──────── Data extract ────────

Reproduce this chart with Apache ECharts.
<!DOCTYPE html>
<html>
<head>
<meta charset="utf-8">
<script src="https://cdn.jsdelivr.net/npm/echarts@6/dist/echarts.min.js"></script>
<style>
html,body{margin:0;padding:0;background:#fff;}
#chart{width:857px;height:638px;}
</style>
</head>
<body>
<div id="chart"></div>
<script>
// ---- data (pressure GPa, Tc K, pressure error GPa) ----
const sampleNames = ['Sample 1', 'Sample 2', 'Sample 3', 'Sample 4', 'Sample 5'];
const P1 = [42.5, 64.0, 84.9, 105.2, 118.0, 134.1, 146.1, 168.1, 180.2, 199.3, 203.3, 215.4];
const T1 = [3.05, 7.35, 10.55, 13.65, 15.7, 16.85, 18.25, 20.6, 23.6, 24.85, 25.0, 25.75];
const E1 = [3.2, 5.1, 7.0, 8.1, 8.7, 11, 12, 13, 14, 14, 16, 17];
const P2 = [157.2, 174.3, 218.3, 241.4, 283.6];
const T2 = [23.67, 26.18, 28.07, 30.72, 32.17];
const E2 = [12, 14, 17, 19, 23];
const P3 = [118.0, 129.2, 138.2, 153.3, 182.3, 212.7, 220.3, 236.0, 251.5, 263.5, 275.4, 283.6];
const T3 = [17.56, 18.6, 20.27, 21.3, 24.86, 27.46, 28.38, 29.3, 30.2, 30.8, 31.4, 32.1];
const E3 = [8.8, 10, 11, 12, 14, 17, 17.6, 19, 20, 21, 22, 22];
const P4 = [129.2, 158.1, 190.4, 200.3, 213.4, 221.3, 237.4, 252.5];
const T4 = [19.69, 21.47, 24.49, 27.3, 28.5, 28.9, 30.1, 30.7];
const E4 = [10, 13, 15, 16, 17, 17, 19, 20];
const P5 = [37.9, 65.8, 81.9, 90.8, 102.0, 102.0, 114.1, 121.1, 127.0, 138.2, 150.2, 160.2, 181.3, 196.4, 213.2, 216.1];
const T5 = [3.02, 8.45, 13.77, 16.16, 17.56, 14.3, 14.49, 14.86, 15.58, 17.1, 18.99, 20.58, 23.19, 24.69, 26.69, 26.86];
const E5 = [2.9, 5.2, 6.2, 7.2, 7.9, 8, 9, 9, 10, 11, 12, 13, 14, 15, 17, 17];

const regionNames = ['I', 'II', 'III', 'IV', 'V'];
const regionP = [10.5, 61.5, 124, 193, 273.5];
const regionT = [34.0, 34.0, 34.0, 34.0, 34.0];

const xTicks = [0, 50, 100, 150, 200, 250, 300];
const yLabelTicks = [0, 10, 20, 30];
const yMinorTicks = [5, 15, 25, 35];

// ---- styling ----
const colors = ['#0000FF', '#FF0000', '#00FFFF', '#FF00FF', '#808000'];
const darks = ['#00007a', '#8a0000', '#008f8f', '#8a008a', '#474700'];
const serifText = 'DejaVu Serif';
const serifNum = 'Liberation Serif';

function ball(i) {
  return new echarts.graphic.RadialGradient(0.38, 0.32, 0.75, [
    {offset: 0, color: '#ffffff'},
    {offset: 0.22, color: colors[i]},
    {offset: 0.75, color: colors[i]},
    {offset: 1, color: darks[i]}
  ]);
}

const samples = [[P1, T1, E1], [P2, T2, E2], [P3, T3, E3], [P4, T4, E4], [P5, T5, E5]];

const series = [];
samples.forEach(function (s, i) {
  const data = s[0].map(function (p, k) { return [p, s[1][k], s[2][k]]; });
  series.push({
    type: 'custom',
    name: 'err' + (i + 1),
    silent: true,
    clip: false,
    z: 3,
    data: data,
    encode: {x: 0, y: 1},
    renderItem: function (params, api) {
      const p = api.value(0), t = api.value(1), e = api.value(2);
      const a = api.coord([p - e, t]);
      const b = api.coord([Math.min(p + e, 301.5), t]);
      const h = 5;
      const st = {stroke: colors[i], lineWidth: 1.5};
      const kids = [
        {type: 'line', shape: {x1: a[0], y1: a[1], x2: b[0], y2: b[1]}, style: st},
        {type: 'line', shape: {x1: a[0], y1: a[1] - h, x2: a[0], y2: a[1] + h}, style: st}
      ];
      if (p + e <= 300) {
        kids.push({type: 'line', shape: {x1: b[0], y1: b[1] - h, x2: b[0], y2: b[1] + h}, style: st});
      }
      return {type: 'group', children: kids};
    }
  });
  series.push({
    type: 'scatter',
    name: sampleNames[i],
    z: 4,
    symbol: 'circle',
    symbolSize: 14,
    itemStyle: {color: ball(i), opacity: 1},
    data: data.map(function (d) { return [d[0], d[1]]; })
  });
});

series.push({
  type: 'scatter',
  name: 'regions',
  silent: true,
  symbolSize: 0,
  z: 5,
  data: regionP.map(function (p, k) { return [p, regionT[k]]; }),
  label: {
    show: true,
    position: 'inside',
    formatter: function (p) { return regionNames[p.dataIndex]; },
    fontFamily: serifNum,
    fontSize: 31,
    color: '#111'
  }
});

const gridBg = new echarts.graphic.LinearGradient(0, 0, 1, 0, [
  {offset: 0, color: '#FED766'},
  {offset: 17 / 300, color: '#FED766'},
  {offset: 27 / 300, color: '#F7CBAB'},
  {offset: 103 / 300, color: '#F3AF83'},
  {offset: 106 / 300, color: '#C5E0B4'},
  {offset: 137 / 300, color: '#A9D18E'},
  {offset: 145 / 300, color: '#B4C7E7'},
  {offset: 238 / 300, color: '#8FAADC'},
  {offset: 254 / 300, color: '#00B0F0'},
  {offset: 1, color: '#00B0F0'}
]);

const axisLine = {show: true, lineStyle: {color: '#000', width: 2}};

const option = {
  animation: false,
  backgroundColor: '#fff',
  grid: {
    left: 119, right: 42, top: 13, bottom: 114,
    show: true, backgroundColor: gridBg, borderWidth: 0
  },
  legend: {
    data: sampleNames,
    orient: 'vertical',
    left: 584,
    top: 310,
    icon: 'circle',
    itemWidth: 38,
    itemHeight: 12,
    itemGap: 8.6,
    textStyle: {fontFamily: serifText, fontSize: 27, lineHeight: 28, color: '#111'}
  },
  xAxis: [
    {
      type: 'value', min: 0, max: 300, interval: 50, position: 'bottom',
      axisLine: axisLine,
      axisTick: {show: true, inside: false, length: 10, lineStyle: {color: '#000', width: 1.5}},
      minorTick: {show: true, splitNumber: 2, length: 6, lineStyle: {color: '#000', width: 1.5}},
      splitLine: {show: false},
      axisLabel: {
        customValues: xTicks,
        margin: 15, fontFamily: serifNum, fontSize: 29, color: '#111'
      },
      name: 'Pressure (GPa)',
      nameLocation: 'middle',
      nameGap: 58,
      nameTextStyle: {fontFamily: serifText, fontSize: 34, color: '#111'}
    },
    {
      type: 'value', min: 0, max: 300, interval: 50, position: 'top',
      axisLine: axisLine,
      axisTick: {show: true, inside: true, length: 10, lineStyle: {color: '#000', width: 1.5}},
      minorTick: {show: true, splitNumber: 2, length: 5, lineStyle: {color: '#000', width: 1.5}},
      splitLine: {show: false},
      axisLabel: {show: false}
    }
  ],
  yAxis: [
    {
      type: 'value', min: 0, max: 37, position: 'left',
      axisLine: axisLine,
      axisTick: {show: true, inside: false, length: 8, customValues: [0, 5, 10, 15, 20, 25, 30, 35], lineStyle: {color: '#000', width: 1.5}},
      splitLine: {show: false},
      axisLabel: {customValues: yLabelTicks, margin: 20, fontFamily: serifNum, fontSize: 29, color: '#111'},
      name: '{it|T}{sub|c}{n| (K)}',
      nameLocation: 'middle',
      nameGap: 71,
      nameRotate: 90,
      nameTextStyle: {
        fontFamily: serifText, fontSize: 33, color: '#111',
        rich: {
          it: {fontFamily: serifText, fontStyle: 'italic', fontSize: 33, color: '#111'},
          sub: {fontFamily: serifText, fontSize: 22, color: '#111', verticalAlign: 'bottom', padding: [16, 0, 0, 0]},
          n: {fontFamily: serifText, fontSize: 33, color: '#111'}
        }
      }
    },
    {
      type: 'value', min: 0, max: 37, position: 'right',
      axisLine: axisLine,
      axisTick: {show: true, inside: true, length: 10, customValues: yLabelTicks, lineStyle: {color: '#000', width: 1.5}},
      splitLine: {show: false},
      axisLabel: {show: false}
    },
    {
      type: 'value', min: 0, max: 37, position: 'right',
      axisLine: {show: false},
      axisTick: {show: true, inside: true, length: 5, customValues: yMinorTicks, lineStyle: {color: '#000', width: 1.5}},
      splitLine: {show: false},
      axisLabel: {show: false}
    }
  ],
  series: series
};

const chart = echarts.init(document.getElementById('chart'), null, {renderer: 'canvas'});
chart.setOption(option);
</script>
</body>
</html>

────────

- Exercise brief: Only the lines from the opening of the material through the line with "15, 17, 17];" should be echoed, exactly as written.

- Response:
Reproduce this chart with Apache ECharts.
<!DOCTYPE html>
<html>
<head>
<meta charset="utf-8">
<script src="https://cdn.jsdelivr.net/npm/echarts@6/dist/echarts.min.js"></script>
<style>
html,body{margin:0;padding:0;background:#fff;}
#chart{width:857px;height:638px;}
</style>
</head>
<body>
<div id="chart"></div>
<script>
// ---- data (pressure GPa, Tc K, pressure error GPa) ----
const sampleNames = ['Sample 1', 'Sample 2', 'Sample 3', 'Sample 4', 'Sample 5'];
const P1 = [42.5, 64.0, 84.9, 105.2, 118.0, 134.1, 146.1, 168.1, 180.2, 199.3, 203.3, 215.4];
const T1 = [3.05, 7.35, 10.55, 13.65, 15.7, 16.85, 18.25, 20.6, 23.6, 24.85, 25.0, 25.75];
const E1 = [3.2, 5.1, 7.0, 8.1, 8.7, 11, 12, 13, 14, 14, 16, 17];
const P2 = [157.2, 174.3, 218.3, 241.4, 283.6];
const T2 = [23.67, 26.18, 28.07, 30.72, 32.17];
const E2 = [12, 14, 17, 19, 23];
const P3 = [118.0, 129.2, 138.2, 153.3, 182.3, 212.7, 220.3, 236.0, 251.5, 263.5, 275.4, 283.6];
const T3 = [17.56, 18.6, 20.27, 21.3, 24.86, 27.46, 28.38, 29.3, 30.2, 30.8, 31.4, 32.1];
const E3 = [8.8, 10, 11, 12, 14, 17, 17.6, 19, 20, 21, 22, 22];
const P4 = [129.2, 158.1, 190.4, 200.3, 213.4, 221.3, 237.4, 252.5];
const T4 = [19.69, 21.47, 24.49, 27.3, 28.5, 28.9, 30.1, 30.7];
const E4 = [10, 13, 15, 16, 17, 17, 19, 20];
const P5 = [37.9, 65.8, 81.9, 90.8, 102.0, 102.0, 114.1, 121.1, 127.0, 138.2, 150.2, 160.2, 181.3, 196.4, 213.2, 216.1];
const T5 = [3.02, 8.45, 13.77, 16.16, 17.56, 14.3, 14.49, 14.86, 15.58, 17.1, 18.99, 20.58, 23.19, 24.69, 26.69, 26.86];
const E5 = [2.9, 5.2, 6.2, 7.2, 7.9, 8, 9, 9, 10, 11, 12, 13, 14, 15, 17, 17];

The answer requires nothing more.